Twelve and a half years ago (I hope that it's not still online and I certainly wouldn't link if it is), I wrote some essentially meaningless and vaguely positive words - on a website that at the time was greatly inspiring and changing the way I saw music and the world - about a really bad and embarrassing 1978-ish Jethro Tull live album. And I may never forget it. The memory of everything about it makes me shudder to this day. The moment it appeared I knew I'd made a grave mistake. But now - at last - I know why I did it.
At that moment, certainly for someone like me who'd grown up entirely in that time and had latterly been ensconced almost entirely in the NME-led world, anything to do with progressive rock or folk-rock, let alone both, still residually wasn't - certainly hadn't been at all until very recently - allowed, to the point where even the bad stuff had a misleading exoticism about it (actually, even that isn't the main reason I listened to the songs and wrote the piece; that was personal, and I have no intention of writing about any of it here). We forget now just how powerful the NME consensus was in the twenty years after punk, how much power one set of ideas and one set of gatekeepers could have in one fairly closed-off country (on the Momus newsgroup in 1999, I was astonished that a Swedish contributor could like both Yes and bands who were part of that consensus, little realising that in the US and continental Europe it had long been commonplace), and how much music that is now accepted in the canon was seen as politically suspect, even vaguely fascist (case in point: I only discovered recently the folk-song origins of Saint Etienne's "Like a Motorway"; further case in point, the folk-influenced stuff that is right at the top of the pop charts now that is politically suspect and even vaguely fascist would have been beyond anyone's imagination in the long-shadows-on-county-grounds age). Accordingly, that lack of understanding produced an inability to tell the good from the bad.

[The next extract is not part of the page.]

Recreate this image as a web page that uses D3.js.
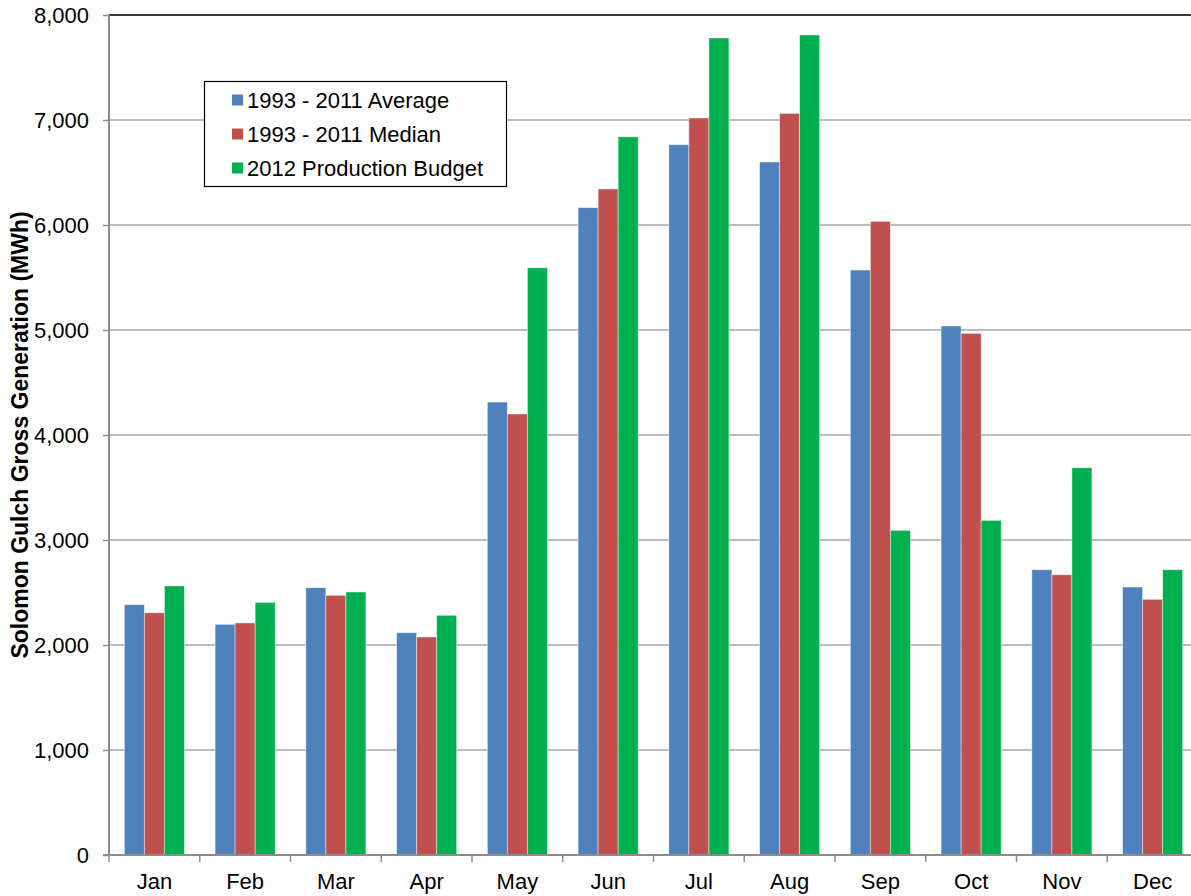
<!DOCTYPE html>
<html>
<head>
<meta charset="utf-8">
<script src="https://cdn.jsdelivr.net/npm/d3@7"></script>
<style>
  body { margin: 0; background: #fff; }
  svg { display: block; font-family: 'Liberation Sans', Arial, sans-serif; }
</style>
</head>
<body>
<svg id="chart" width="1191" height="896"></svg>
<script>
// data
const months = ['Jan', 'Feb', 'Mar', 'Apr', 'May', 'Jun', 'Jul', 'Aug', 'Sep', 'Oct', 'Nov', 'Dec']
const seriesNames = ['1993 - 2011 Average', '1993 - 2011 Median', '2012 Production Budget']
const average = [2384, 2197, 2546, 2117, 4314, 6165, 6765, 6600, 5571, 5038, 2717, 2552]
const median  = [2307, 2210, 2473, 2076, 4200, 6343, 7019, 7063, 6035, 4968, 2669, 2435]
const budget  = [2562, 2406, 2505, 2283, 5593, 6840, 7781, 7810, 3092, 3187, 3688, 2717]
const yTicks  = [0, 1000, 2000, 3000, 4000, 5000, 6000, 7000, 8000]
const colors  = ['#4F81BD', '#C0504D', '#00B050']

const series = [average, median, budget]

const svg = d3.select('#chart')

// plot box (right edge runs past the window, as in the reference)
const plotL = 109, plotR = 1198, plotT = 15, plotB = 855
const fontFam = "'Liberation Sans', Arial, sans-serif"

const x = d3.scaleBand()
  .domain(months)
  .range([plotL, plotR])

const bw = x.bandwidth()
const groupW = bw * 0.662
const x1 = d3.scaleBand()
  .domain(d3.range(series.length))
  .range([(bw - groupW) / 2, (bw + groupW) / 2])

const y = d3.scaleLinear()
  .domain([0, 8000])
  .range([plotB, plotT])

// gridlines
svg.append('g')
  .selectAll('line')
  .data(yTicks.filter(t => t > 0 && t < 8000))
  .enter()
  .append('line')
  .attr('x1', plotL)
  .attr('x2', plotR)
  .attr('y1', d => y(d))
  .attr('y2', d => y(d))
  .attr('stroke', '#a6a6a6')
  .attr('stroke-width', 1.5)

// top border line
svg.append('line')
  .attr('x1', plotL).attr('x2', plotR)
  .attr('y1', y(8000)).attr('y2', y(8000))
  .attr('stroke', '#3a3a3a')
  .attr('stroke-width', 2)

// bars
const groups = svg.append('g')
  .selectAll('g')
  .data(months)
  .enter()
  .append('g')
  .attr('transform', d => `translate(${x(d)},0)`)

groups.selectAll('rect')
  .data((m, i) => series.map((s, k) => ({ k, v: s[i] })))
  .enter()
  .append('rect')
  .attr('x', d => x1(d.k))
  .attr('width', x1.bandwidth())
  .attr('y', d => y(d.v))
  .attr('height', d => y(0) - y(d.v))
  .attr('fill', d => colors[d.k])
  .attr('stroke', 'rgba(255,255,255,0.55)')
  .attr('stroke-width', 0.8)

// y axis
const yAxis = svg.append('g')
  .attr('transform', `translate(${plotL},0)`)
  .call(d3.axisLeft(y).tickValues(yTicks).tickFormat(d3.format(',')).tickSize(6).tickPadding(14))
yAxis.select('.domain').attr('stroke', '#8c8c8c').attr('stroke-width', 2)
  .attr('d', `M0,${plotT}V${plotB + 1}`)
yAxis.selectAll('.tick line').attr('stroke', '#8c8c8c').attr('stroke-width', 1.5)
yAxis.selectAll('.tick text').attr('font-size', '22px').attr('fill', '#000')
  .attr('font-family', fontFam)

// x axis
const xAxis = svg.append('g')
  .attr('transform', `translate(0,${plotB})`)
  .call(d3.axisBottom(x).tickSize(0).tickPadding(18))
xAxis.select('.domain').attr('stroke', '#8c8c8c').attr('stroke-width', 2)
  .attr('d', `M${plotL - 6},0H${plotR}`)
xAxis.selectAll('.tick text').attr('font-size', '22px').attr('fill', '#000')
  .attr('font-family', fontFam)

// category boundary ticks
svg.append('g')
  .selectAll('line')
  .data(months)
  .enter()
  .append('line')
  .attr('x1', d => x(d))
  .attr('x2', d => x(d))
  .attr('y1', plotB)
  .attr('y2', plotB + 7)
  .attr('stroke', '#8c8c8c')
  .attr('stroke-width', 1.5)

// y axis title
svg.append('text')
  .attr('transform', `translate(28,${(plotT + plotB) / 2}) rotate(-90)`)
  .attr('text-anchor', 'middle')
  .attr('font-size', '23px')
  .attr('font-weight', 'bold')
  .attr('font-family', fontFam)
  .text('Solomon Gulch Gross Generation (MWh)')

// legend
const legend = svg.append('g')
legend.append('rect')
  .attr('x', 204.5).attr('y', 81.5)
  .attr('width', 302).attr('height', 105)
  .attr('fill', '#fff')
  .attr('stroke', '#000')
  .attr('stroke-width', 1.2)

const item = legend.selectAll('g')
  .data(seriesNames)
  .enter()
  .append('g')
  .attr('transform', (d, i) => `translate(232,${100 + i * 34})`)

item.append('rect')
  .attr('x', 0).attr('y', -5.5)
  .attr('width', 11).attr('height', 11)
  .attr('fill', (d, i) => colors[i])

item.append('text')
  .attr('x', 15)
  .attr('y', 8)
  .attr('font-size', '22px')
  .attr('font-family', fontFam)
  .text(d => d)
</script>
</body>
</html>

The internet was a very, very long way from what it is now, and not having heard it from older relatives, I'd still barely heard any of the actual music, just knew about it as a vaguely untouchable piece of the past (I don't think I'd even used Napster yet; I was still on mp3 newsgroup trawling and I hadn't done much of that). We were at such an early stage of assessing the prog and folk-rock legacies - and, arguably, what had happened in and to Britain from 1964-79 (which those genres feel fully part of in a way that the most blatantly proto-Blairite bands, the Frees and Zeps and Purples, somehow and probably misleadingly do not) behind the obvious headlines of devaluation and strikes and emergent monetarism - that it was inevitable that some bad stuff would have excuses made for it on the way. It was an inevitable error on the path to true understanding, a piece of collateral damage that comes with something seeming so weirdly new, after being so forbidden for so long, that it is impossible to fully grasp, as yet, where it went right and where it went wrong.
It is probably inevitable that such false equations - misguidedly defending the indefensible out of blanket opposition to older prejudices - will be made while those older prejudices are still being shaken off and we can't really understand them yet. It's probably inevitable in every field and every walk of life. In some ways, it's a reassuring sign of my basic humanity that I have such an example in my own past. It doesn't make it any more calming to remember, but writing this has cleared some of the ghosts. And if I didn't think I could do that, I'd never write here at all.